Ein Kommentar von Frank Puscher
„Wir können die digitale Kundenreise 1:1 abbilden“, freut sich Marketingleiter X und sein Technikdienstleister Y ergänzt: „Das System ist selbstlernend, die Fehlerquote wird mit der Zeit immer geringer“. Diese Phrasenkombination findet aktuell mindestens einmal pro Digitalkonferenz statt. Sie steht stellvertretend für den gläsernen Konsumenten, den man auch in der Anonymität des Web endlich „in den Griff bekommen hat“. Man kennt seine Präferenzen, seine Bewegungsmuster und weil schon andere vor ihm ähnlich gehandelt haben, weiß man auch das potentielle Verhalten in der Zukunft zu berechnen – anhand von Wahrscheinlichkeiten.
1:1-Marketing ist nicht nur möglich, es ist endlich da!
Was für ein Unsinn.
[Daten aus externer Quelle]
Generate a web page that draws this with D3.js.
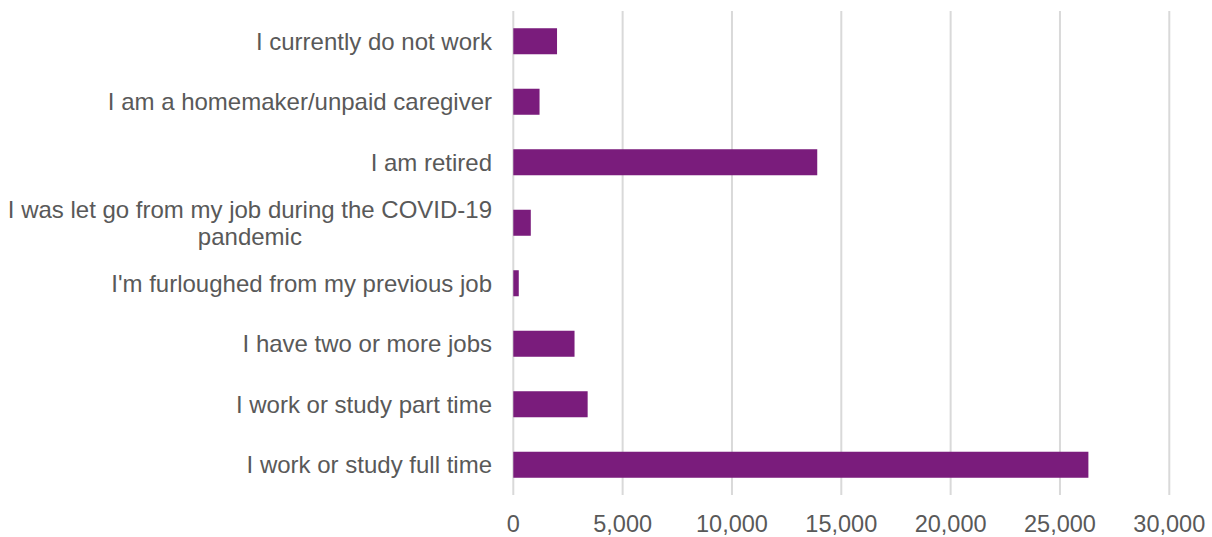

Jeder Marketer, der mit dem Begriff der Customer Journey hausieren geht, müsste schon das Haupt senken, wenn er nur an seine eigene Customer Journey denkt. Wie viel Prozent der dem Nutzer präsentierten Werbeausspielungen auf Desktop, Tablet oder Mobile passen denn wirklich? Fast täglich erhalten wir irrelevante Newsletter, Retargeting-Kampagnen für Produkte , die wir bereits gekauft haben. Jede zweite Onlinewerbung wird inzwischen als selbstabspielendes Video inszeniert und zwar am besten gleich drei Stück davon pro Seite. Das erinnert an die schlimmsten Zeiten der Bannerwerbung, so um 2005.
Wir erinnern uns: Die Folgen waren
1. ein psychologisches Phänomen namens Bannerblindheit
2. ein technologisches Machtspiel namens Adobe Flash
3. ein ökonomisches Desaster namens Adblocker
Die Customer-Journey-Jünger
Woher kommt es, dass gut ein Viertel aller Nutzer den fairen Deal zwischen Verlag und Leser (Free-Content für Werbung) nicht eingehen möchte? Entweder ist die Werbung so schlimm, dass der User den Schmerz langfristig nicht erträgt. Oder der Content ist so schlecht, dass er diesen Schmerz nicht überkompensiert. Oder beides. Das Geschäftsmodell von Eyeo ist zu diskutieren, aber nicht das klare Statement der Nutzer.
Und wie begegnen die Customer-Journey-Jünger dieser Herausforderung, die mindestens eine Datenunschärfe von 25 Prozent (ein statistisches Desaster) mit sich bringt? Sie installieren alternative Trackingmethoden, die am Adblocker vorbei messen und Werbung ausspielen. „Wir haben Adblocker bei uns gut im Griff“, sagt ein Technologiedienstleister.
Aber die 25 Prozent sind ja längst nicht alles. Sacha Berlik von „The Trade Desk“ sagt auf der Adtrader-Konferenz in Berlin: „Bis zu 40 Prozent einzelner Kampagnen können Fraud-belastet sein“. Fraud heißt Betrug. Die anekdotischen Betrugsanfänge früherer Jahre, bei denen kleine Chinesinnen vor Wänden von Smartphones standen und bei allen die gleichen Apps installierten sind vorbei. Inzwischen senden betrügerische Algorithmen falsche Datenanfragen und falsche Trackingzahlen einfach direkt an den Adserver. Das kostet noch weniger und ist auch schwerer zu entdecken.
Sind einzelne Kampagnenauswertungen schon zu 65 Prozent unscharf?
Es gibt gefühlt eine Million unterschiedliche Device/Software-Kombinationen. Das macht nicht nur ein Trackingproblem – bei manchen geht’s halt gar nicht – es macht vor allem ein Format-Problem. Wie spiele ich Werbung relevant aus, wenn ich nicht weiß, ob der Nutzer sein Smartphone direkt oder via Smartwatch bedient?
Dann wären da noch die ganz alten Unschärfen, wie Shared-Devices. Ich kenne im direkten Freundeskreis zehn Familien, wo es ein Familien-iPad gibt. Wer ist dann eigentlich der Customer hinter der Journey. Und dann wären da noch Cookie-Löscher, Menschen, die sich IPs teilen, weil die Firewall das so möchte, Menschen, die innerhalb einer Session vom Wlan zu LTE wechseln … und so weiter.